Task brief
State how many lines of the listing below include the word "this". Give only the number.

Material
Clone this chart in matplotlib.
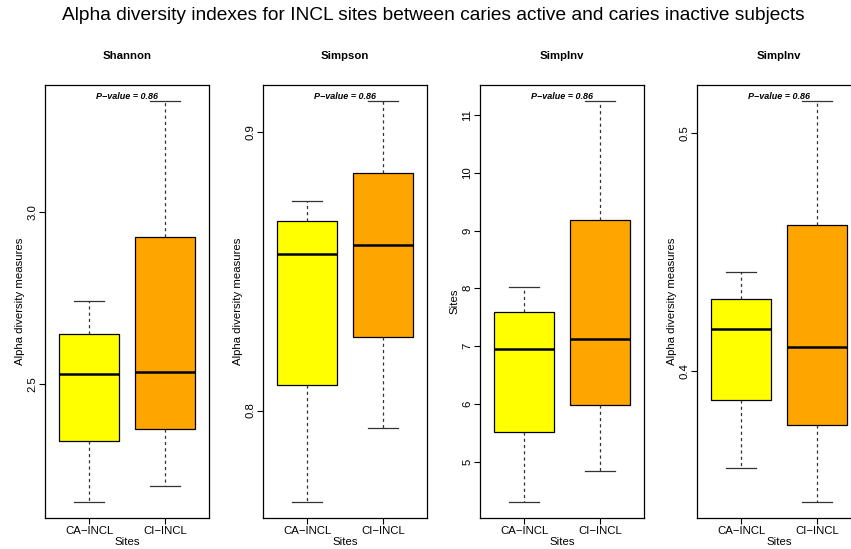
==
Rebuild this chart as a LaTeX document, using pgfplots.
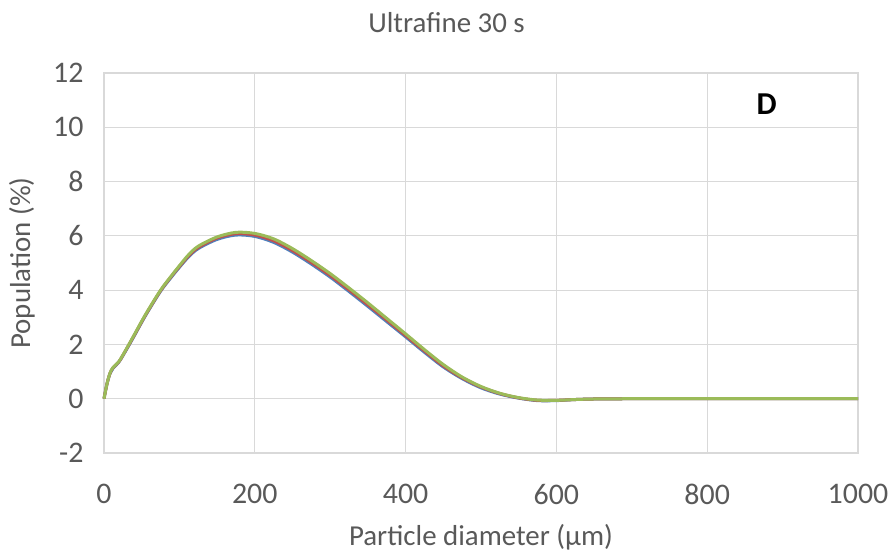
...
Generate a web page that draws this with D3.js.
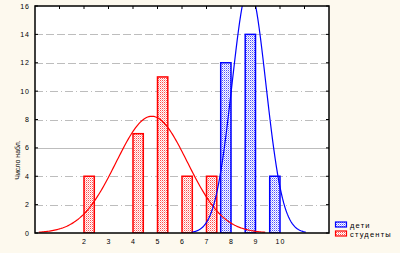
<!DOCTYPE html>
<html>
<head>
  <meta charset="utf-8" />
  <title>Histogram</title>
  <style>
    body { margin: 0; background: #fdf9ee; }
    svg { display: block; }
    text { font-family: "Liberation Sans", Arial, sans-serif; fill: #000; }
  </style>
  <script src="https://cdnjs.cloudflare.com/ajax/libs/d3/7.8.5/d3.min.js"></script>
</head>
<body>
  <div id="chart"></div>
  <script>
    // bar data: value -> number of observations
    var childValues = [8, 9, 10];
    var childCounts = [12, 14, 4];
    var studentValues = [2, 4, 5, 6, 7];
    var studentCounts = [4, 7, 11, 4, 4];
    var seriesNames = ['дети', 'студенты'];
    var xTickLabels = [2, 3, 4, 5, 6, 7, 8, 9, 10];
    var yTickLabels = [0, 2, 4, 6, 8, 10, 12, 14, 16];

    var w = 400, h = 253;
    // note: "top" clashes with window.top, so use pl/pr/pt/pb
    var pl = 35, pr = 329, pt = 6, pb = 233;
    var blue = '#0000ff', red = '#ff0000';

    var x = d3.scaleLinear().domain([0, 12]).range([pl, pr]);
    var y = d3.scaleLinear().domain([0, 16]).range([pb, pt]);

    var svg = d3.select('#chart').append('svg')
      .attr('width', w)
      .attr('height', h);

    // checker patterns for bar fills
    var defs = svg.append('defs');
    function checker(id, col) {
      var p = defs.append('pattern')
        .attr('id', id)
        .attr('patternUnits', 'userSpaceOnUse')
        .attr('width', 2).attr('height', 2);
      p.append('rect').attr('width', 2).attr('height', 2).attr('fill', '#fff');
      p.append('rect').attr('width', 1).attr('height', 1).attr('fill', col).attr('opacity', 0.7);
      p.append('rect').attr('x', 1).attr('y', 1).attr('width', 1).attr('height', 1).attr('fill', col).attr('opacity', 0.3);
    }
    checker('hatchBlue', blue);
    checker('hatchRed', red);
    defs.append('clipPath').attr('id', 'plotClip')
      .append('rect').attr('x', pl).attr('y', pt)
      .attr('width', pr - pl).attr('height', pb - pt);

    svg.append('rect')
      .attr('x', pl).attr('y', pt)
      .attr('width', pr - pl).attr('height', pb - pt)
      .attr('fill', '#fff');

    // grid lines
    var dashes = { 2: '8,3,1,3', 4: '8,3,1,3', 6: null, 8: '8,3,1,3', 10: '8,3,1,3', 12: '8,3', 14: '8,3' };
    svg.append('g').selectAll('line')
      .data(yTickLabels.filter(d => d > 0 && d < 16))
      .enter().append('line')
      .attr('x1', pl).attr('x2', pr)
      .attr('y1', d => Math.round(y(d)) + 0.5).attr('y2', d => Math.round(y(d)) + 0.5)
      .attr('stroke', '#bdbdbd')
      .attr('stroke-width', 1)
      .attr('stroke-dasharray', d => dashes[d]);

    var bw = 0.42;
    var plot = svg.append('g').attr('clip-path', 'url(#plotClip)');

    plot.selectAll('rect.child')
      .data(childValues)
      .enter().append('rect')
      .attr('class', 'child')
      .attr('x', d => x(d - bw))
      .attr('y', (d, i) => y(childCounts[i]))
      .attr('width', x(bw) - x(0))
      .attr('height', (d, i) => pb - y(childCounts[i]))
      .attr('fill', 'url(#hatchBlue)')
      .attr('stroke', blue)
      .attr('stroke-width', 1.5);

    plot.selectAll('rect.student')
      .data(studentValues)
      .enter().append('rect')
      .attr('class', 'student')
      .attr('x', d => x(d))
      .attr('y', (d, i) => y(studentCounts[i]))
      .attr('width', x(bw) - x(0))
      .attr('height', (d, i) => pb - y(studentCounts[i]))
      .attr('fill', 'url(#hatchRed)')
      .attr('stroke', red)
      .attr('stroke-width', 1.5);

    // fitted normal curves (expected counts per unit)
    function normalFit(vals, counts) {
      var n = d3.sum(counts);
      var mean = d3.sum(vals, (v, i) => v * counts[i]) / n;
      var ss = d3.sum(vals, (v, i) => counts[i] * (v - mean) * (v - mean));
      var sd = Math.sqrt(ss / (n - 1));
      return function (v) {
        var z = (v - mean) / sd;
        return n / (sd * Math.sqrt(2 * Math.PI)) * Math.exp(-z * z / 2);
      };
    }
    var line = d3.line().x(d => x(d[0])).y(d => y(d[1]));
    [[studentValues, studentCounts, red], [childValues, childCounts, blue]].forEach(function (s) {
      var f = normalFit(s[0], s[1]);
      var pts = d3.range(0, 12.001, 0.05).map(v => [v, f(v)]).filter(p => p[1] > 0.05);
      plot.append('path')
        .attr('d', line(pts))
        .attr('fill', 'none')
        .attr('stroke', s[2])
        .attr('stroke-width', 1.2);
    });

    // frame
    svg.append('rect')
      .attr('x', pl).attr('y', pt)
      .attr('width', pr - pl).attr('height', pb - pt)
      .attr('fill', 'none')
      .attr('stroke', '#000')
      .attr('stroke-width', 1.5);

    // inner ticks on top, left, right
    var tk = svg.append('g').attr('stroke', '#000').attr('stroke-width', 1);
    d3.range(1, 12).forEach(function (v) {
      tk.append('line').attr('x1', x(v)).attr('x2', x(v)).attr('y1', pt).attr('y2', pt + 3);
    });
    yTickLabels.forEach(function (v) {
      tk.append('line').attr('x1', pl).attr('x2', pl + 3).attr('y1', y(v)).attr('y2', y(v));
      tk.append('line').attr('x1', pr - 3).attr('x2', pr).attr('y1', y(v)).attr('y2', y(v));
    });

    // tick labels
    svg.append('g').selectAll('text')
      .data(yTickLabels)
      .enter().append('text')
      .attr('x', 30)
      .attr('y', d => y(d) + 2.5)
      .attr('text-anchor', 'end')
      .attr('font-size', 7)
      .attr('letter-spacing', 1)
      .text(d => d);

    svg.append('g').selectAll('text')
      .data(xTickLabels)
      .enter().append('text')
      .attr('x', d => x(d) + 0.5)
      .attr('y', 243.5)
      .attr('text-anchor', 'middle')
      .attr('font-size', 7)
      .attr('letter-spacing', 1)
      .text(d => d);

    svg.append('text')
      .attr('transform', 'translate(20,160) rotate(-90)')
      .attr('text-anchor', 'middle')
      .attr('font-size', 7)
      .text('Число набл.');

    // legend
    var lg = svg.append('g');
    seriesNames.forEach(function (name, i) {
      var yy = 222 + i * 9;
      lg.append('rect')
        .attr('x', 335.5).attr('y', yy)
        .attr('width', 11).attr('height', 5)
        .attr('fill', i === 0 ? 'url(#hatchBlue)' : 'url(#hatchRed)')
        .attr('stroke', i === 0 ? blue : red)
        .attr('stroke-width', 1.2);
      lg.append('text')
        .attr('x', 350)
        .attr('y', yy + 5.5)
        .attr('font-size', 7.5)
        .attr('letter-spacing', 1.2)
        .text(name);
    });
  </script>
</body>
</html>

Worked answer
3